Don't ever make a promise to me again.

To which he answered, did it have to be over?

Did it have to be over?

Of course, it was over, my headspace was screwed by now, I could no more get to sub-space than I could grow wings and fly. I called him out, I know not a very subby thing to do. I told him it had to be over, that he had given off every indication it was over. That he was done. He told me no, he wasn't done....and I told him not to lie to me. Of course, he said he wasn't lying, but even I know he was. He didn't do it to hurt me, he didn't do it to be dishonest...he did it to protect me from himself. He did it to try and fix what he had just broken. I see that I saw it then, but all I wanted at that moment, was to be left alone. Don't touch me, don't comfort me, just let me cry. I told him that, and he said. "You know that's not my nature" And I do know it. I know that it's his nature to calm and soothe me when I'm hurt. So, I let him. And it felt so good. But now, I find myself still in a constant state of drop. Disappointed, and frankly not in the mood to do much of anything. I don't know how to bring myself out of it either.

I'm just broken...

Friday, December 3, 2010

Today is another day...




I'm tired....so very very tired. Another night alone in bed, cold, unable to sleep, tossing and turning all night looking for the one thing that would help me sleep. The warmth of his body next to mine - I hurt deeply, and he wasn't there to heal me.

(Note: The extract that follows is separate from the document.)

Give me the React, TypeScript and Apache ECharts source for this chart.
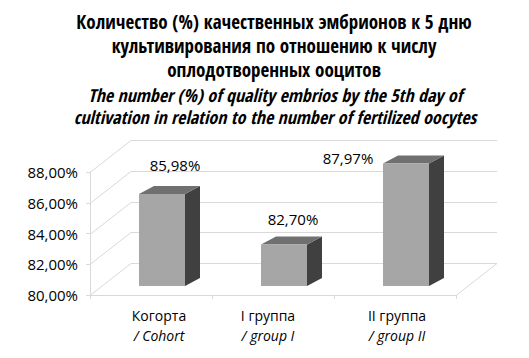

We had a promise to never got to bed without our nightly tuck-in, in person or on the phone. It was my promise to him and his promise to me. Yet last night I didn't get that tuck in....and it hurt. It's our protocol, its what makes us who we are. And it didn't happen. I had to get up at 3 am to be ready for work. A good co-worker called me to make sure I was up, and shortly after DT called to wake me up. He explained that he had talked to his EX and she was supportive. She's moved on long ago and seems happy for him.

I spent the day at work, working feverishly to get caught up and get everything done. Its been a hell of a couple weeks at the store and I feel like I'm always moving backward. It's not even 7 and honestly, after all, I've gone through recently, I'm ready for bed. But I know....with every cell in my body...I won't sleep.